Collection entries
* * * * * * * * *
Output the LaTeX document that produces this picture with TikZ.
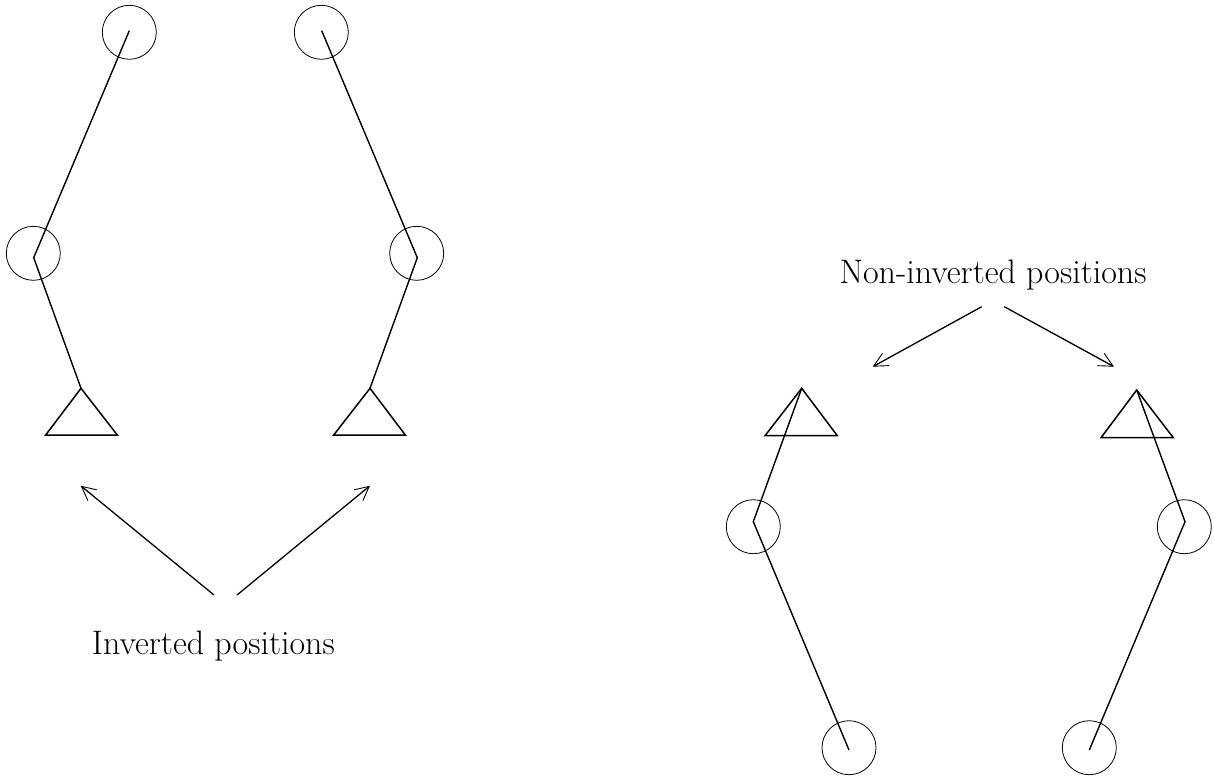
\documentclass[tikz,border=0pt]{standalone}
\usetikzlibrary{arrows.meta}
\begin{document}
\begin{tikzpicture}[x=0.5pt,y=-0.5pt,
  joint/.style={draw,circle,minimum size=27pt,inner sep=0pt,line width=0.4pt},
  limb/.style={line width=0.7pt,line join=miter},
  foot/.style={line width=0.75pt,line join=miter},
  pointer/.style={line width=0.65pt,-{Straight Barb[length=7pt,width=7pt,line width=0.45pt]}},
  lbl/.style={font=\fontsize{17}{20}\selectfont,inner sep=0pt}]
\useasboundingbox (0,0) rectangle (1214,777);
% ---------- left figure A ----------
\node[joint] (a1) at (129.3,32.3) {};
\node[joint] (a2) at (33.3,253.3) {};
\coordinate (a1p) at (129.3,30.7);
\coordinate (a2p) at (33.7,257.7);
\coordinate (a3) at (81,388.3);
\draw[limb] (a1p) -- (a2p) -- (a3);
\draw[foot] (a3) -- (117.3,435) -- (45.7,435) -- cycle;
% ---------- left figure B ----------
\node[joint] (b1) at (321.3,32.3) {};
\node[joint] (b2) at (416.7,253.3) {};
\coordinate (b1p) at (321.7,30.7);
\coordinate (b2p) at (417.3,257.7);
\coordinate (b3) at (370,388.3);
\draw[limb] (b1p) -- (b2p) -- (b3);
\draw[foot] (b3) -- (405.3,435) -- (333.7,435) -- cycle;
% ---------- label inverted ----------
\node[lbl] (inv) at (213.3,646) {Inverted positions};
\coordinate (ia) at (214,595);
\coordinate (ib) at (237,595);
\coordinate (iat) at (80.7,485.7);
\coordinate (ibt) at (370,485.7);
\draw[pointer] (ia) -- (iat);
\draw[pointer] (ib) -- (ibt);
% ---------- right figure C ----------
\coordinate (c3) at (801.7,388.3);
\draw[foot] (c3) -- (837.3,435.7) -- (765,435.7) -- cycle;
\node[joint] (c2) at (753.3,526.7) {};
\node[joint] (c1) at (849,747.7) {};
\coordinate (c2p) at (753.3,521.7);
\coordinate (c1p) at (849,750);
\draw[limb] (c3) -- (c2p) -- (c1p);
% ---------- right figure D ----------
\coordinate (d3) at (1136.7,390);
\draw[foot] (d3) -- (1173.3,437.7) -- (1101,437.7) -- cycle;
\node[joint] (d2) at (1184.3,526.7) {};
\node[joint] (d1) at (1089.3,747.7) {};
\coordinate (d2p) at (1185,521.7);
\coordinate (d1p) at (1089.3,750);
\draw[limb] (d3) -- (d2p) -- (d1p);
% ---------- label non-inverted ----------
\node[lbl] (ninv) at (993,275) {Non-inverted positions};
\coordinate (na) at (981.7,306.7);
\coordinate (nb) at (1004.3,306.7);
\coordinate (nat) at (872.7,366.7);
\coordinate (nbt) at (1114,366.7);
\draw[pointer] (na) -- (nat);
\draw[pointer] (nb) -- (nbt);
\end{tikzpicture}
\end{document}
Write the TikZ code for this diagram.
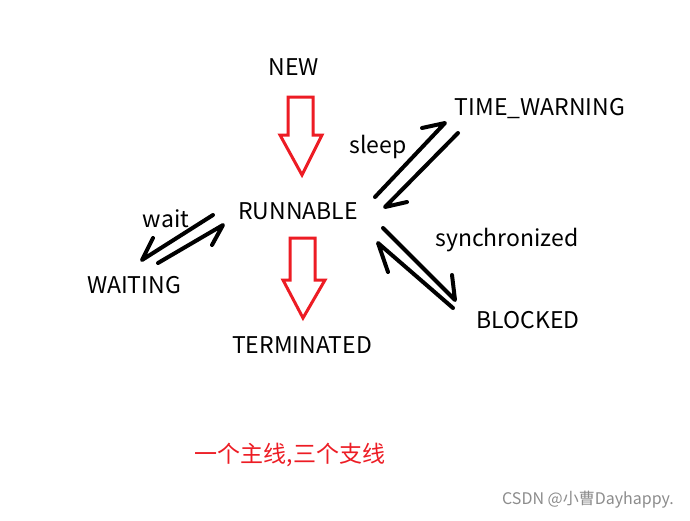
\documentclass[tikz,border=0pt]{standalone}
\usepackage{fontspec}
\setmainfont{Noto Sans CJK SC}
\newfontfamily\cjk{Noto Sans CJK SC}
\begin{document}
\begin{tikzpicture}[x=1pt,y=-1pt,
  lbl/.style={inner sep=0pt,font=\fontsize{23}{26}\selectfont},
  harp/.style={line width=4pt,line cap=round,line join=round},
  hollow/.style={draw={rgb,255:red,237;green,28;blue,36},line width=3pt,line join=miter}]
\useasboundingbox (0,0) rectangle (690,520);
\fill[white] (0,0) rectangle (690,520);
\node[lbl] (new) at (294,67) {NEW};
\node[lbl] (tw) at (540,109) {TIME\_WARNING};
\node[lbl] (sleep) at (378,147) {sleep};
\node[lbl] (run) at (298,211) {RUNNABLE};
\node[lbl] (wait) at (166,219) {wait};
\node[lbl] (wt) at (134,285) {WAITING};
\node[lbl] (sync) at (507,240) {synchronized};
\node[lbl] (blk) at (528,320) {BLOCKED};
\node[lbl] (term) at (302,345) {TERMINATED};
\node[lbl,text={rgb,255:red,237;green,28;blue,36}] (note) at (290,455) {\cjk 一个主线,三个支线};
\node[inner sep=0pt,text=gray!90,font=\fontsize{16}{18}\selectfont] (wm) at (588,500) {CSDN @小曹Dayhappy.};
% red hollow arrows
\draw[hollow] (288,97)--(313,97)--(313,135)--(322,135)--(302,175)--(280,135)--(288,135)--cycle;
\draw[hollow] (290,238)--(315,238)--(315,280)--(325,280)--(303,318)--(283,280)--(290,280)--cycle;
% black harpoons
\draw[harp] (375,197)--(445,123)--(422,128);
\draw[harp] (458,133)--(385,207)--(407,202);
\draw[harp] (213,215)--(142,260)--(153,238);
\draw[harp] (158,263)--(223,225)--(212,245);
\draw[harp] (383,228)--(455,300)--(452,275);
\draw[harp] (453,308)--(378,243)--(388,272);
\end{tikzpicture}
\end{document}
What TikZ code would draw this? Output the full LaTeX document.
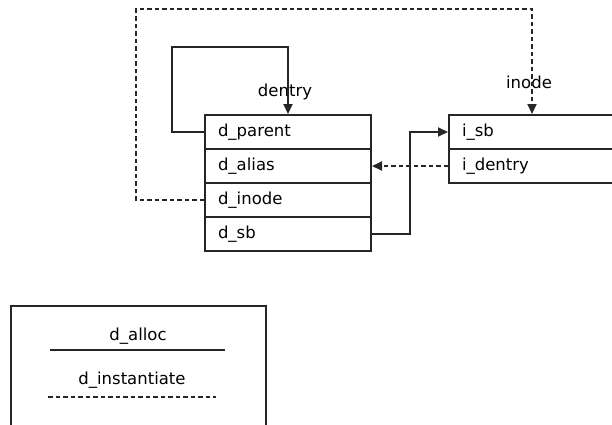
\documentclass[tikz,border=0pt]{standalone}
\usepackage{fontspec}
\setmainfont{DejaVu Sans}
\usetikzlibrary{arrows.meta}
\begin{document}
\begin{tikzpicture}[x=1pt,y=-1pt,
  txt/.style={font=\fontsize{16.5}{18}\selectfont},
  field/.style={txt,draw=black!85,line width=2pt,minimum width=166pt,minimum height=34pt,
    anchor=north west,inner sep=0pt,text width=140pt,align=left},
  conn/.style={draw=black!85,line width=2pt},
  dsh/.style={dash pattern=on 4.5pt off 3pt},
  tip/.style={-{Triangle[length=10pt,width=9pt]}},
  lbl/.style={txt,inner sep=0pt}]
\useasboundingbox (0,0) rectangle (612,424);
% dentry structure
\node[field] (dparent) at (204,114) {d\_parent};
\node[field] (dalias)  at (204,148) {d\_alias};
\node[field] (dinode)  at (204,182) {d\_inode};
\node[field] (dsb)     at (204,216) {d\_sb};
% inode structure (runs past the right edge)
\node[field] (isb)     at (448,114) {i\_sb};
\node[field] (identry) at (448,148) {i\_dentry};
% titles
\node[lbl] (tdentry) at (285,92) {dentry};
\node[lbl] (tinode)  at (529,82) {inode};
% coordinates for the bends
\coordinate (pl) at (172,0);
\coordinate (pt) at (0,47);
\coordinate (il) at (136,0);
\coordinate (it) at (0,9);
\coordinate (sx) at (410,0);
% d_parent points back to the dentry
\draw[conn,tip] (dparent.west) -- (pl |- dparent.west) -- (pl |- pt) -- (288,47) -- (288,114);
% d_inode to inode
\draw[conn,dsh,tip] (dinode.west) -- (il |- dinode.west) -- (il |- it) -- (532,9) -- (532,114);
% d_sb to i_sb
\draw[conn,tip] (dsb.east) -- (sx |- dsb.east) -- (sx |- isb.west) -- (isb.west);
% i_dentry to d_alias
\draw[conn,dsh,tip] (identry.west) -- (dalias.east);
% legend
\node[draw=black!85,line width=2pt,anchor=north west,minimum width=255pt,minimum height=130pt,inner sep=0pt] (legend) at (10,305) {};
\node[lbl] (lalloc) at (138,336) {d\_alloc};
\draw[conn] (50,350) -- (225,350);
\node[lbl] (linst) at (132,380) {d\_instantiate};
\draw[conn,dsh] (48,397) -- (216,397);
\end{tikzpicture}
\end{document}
* * * * * * * * *
▸ **Given instruction**: Write the records out again in full, exactly, and skip every picture.

▸ **Answer to the exercise**:
Output the LaTeX document that produces this picture with TikZ.
\documentclass[tikz,border=0pt]{standalone}
\usetikzlibrary{arrows.meta}
\begin{document}
\begin{tikzpicture}[x=0.5pt,y=-0.5pt,
  joint/.style={draw,circle,minimum size=27pt,inner sep=0pt,line width=0.4pt},
  limb/.style={line width=0.7pt,line join=miter},
  foot/.style={line width=0.75pt,line join=miter},
  pointer/.style={line width=0.65pt,-{Straight Barb[length=7pt,width=7pt,line width=0.45pt]}},
  lbl/.style={font=\fontsize{17}{20}\selectfont,inner sep=0pt}]
\useasboundingbox (0,0) rectangle (1214,777);
% ---------- left figure A ----------
\node[joint] (a1) at (129.3,32.3) {};
\node[joint] (a2) at (33.3,253.3) {};
\coordinate (a1p) at (129.3,30.7);
\coordinate (a2p) at (33.7,257.7);
\coordinate (a3) at (81,388.3);
\draw[limb] (a1p) -- (a2p) -- (a3);
\draw[foot] (a3) -- (117.3,435) -- (45.7,435) -- cycle;
% ---------- left figure B ----------
\node[joint] (b1) at (321.3,32.3) {};
\node[joint] (b2) at (416.7,253.3) {};
\coordinate (b1p) at (321.7,30.7);
\coordinate (b2p) at (417.3,257.7);
\coordinate (b3) at (370,388.3);
\draw[limb] (b1p) -- (b2p) -- (b3);
\draw[foot] (b3) -- (405.3,435) -- (333.7,435) -- cycle;
% ---------- label inverted ----------
\node[lbl] (inv) at (213.3,646) {Inverted positions};
\coordinate (ia) at (214,595);
\coordinate (ib) at (237,595);
\coordinate (iat) at (80.7,485.7);
\coordinate (ibt) at (370,485.7);
\draw[pointer] (ia) -- (iat);
\draw[pointer] (ib) -- (ibt);
% ---------- right figure C ----------
\coordinate (c3) at (801.7,388.3);
\draw[foot] (c3) -- (837.3,435.7) -- (765,435.7) -- cycle;
\node[joint] (c2) at (753.3,526.7) {};
\node[joint] (c1) at (849,747.7) {};
\coordinate (c2p) at (753.3,521.7);
\coordinate (c1p) at (849,750);
\draw[limb] (c3) -- (c2p) -- (c1p);
% ---------- right figure D ----------
\coordinate (d3) at (1136.7,390);
\draw[foot] (d3) -- (1173.3,437.7) -- (1101,437.7) -- cycle;
\node[joint] (d2) at (1184.3,526.7) {};
\node[joint] (d1) at (1089.3,747.7) {};
\coordinate (d2p) at (1185,521.7);
\coordinate (d1p) at (1089.3,750);
\draw[limb] (d3) -- (d2p) -- (d1p);
% ---------- label non-inverted ----------
\node[lbl] (ninv) at (993,275) {Non-inverted positions};
\coordinate (na) at (981.7,306.7);
\coordinate (nb) at (1004.3,306.7);
\coordinate (nat) at (872.7,366.7);
\coordinate (nbt) at (1114,366.7);
\draw[pointer] (na) -- (nat);
\draw[pointer] (nb) -- (nbt);
\end{tikzpicture}
\end{document}
Write the TikZ code for this diagram.
\documentclass[tikz,border=0pt]{standalone}
\usepackage{fontspec}
\setmainfont{Noto Sans CJK SC}
\newfontfamily\cjk{Noto Sans CJK SC}
\begin{document}
\begin{tikzpicture}[x=1pt,y=-1pt,
  lbl/.style={inner sep=0pt,font=\fontsize{23}{26}\selectfont},
  harp/.style={line width=4pt,line cap=round,line join=round},
  hollow/.style={draw={rgb,255:red,237;green,28;blue,36},line width=3pt,line join=miter}]
\useasboundingbox (0,0) rectangle (690,520);
\fill[white] (0,0) rectangle (690,520);
\node[lbl] (new) at (294,67) {NEW};
\node[lbl] (tw) at (540,109) {TIME\_WARNING};
\node[lbl] (sleep) at (378,147) {sleep};
\node[lbl] (run) at (298,211) {RUNNABLE};
\node[lbl] (wait) at (166,219) {wait};
\node[lbl] (wt) at (134,285) {WAITING};
\node[lbl] (sync) at (507,240) {synchronized};
\node[lbl] (blk) at (528,320) {BLOCKED};
\node[lbl] (term) at (302,345) {TERMINATED};
\node[lbl,text={rgb,255:red,237;green,28;blue,36}] (note) at (290,455) {\cjk 一个主线,三个支线};
\node[inner sep=0pt,text=gray!90,font=\fontsize{16}{18}\selectfont] (wm) at (588,500) {CSDN @小曹Dayhappy.};
% red hollow arrows
\draw[hollow] (288,97)--(313,97)--(313,135)--(322,135)--(302,175)--(280,135)--(288,135)--cycle;
\draw[hollow] (290,238)--(315,238)--(315,280)--(325,280)--(303,318)--(283,280)--(290,280)--cycle;
% black harpoons
\draw[harp] (375,197)--(445,123)--(422,128);
\draw[harp] (458,133)--(385,207)--(407,202);
\draw[harp] (213,215)--(142,260)--(153,238);
\draw[harp] (158,263)--(223,225)--(212,245);
\draw[harp] (383,228)--(455,300)--(452,275);
\draw[harp] (453,308)--(378,243)--(388,272);
\end{tikzpicture}
\end{document}
What TikZ code would draw this? Output the full LaTeX document.
\documentclass[tikz,border=0pt]{standalone}
\usepackage{fontspec}
\setmainfont{DejaVu Sans}
\usetikzlibrary{arrows.meta}
\begin{document}
\begin{tikzpicture}[x=1pt,y=-1pt,
  txt/.style={font=\fontsize{16.5}{18}\selectfont},
  field/.style={txt,draw=black!85,line width=2pt,minimum width=166pt,minimum height=34pt,
    anchor=north west,inner sep=0pt,text width=140pt,align=left},
  conn/.style={draw=black!85,line width=2pt},
  dsh/.style={dash pattern=on 4.5pt off 3pt},
  tip/.style={-{Triangle[length=10pt,width=9pt]}},
  lbl/.style={txt,inner sep=0pt}]
\useasboundingbox (0,0) rectangle (612,424);
% dentry structure
\node[field] (dparent) at (204,114) {d\_parent};
\node[field] (dalias)  at (204,148) {d\_alias};
\node[field] (dinode)  at (204,182) {d\_inode};
\node[field] (dsb)     at (204,216) {d\_sb};
% inode structure (runs past the right edge)
\node[field] (isb)     at (448,114) {i\_sb};
\node[field] (identry) at (448,148) {i\_dentry};
% titles
\node[lbl] (tdentry) at (285,92) {dentry};
\node[lbl] (tinode)  at (529,82) {inode};
% coordinates for the bends
\coordinate (pl) at (172,0);
\coordinate (pt) at (0,47);
\coordinate (il) at (136,0);
\coordinate (it) at (0,9);
\coordinate (sx) at (410,0);
% d_parent points back to the dentry
\draw[conn,tip] (dparent.west) -- (pl |- dparent.west) -- (pl |- pt) -- (288,47) -- (288,114);
% d_inode to inode
\draw[conn,dsh,tip] (dinode.west) -- (il |- dinode.west) -- (il |- it) -- (532,9) -- (532,114);
% d_sb to i_sb
\draw[conn,tip] (dsb.east) -- (sx |- dsb.east) -- (sx |- isb.west) -- (isb.west);
% i_dentry to d_alias
\draw[conn,dsh,tip] (identry.west) -- (dalias.east);
% legend
\node[draw=black!85,line width=2pt,anchor=north west,minimum width=255pt,minimum height=130pt,inner sep=0pt] (legend) at (10,305) {};
\node[lbl] (lalloc) at (138,336) {d\_alloc};
\draw[conn] (50,350) -- (225,350);
\node[lbl] (linst) at (132,380) {d\_instantiate};
\draw[conn,dsh] (48,397) -- (216,397);
\end{tikzpicture}
\end{document}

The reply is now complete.